Map seed

In video games using procedural world generation, the map seed is a (relatively) short number or text string which is used to procedurally create the game world ("map"). This means that while the seed-unique generated map may be many megabytes in size (often generated incrementally and virtually unlimited in potential size), it is possible to reset to the unmodified map, or the unmodified map can be exchanged between players, just by specifying the map seed. Map seeds are a type of random seeds.

This is the "new game" screen in Factorio. In addition to specifying the map seed itself, Factorio can also encode all the map settings into a single map exchange string.

Games which use procedural generation and include support for setting the map seed include Ark: Survival Evolved, Minecraft, Factorio, SCP – Containment Breach, and the desktop version of Terraria. For Minecraft especially, there are websites[1][2][non-primary source needed] and articles,[3][4] dedicated to sharing seeds which have been found to generate interesting maps. Some of the best seeds for Minecraft generate your player near cool or interesting structures. Players use seeds to help them decide what type of world they want.

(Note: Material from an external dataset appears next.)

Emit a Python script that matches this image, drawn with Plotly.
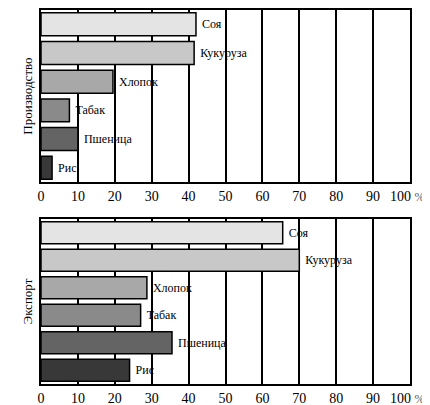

The effect of loading a map originally generated in Minecraft 1.6.4 in Minecraft 1.7.2. The map seed is unchanged, but the map generation algorithm has changed, leading to a discontinuity where new chunks are created beside old chunks.

The map seed only has meaning in the context of the algorithm used to generate the map (that algorithm is often,[5][6] based on Perlin noise). So if the map generation algorithm changes, the map generated by a given seed will also change. Such changes are particularly obvious in Minecraft, where they are handled (or rather, not handled) by simply generating any newly explored chunks of an existing map using the new algorithm, leading to obvious and jarring discontinuities after upgrading.

Favorable seeds can be used when speedrunning video games by specifying the map seed manually.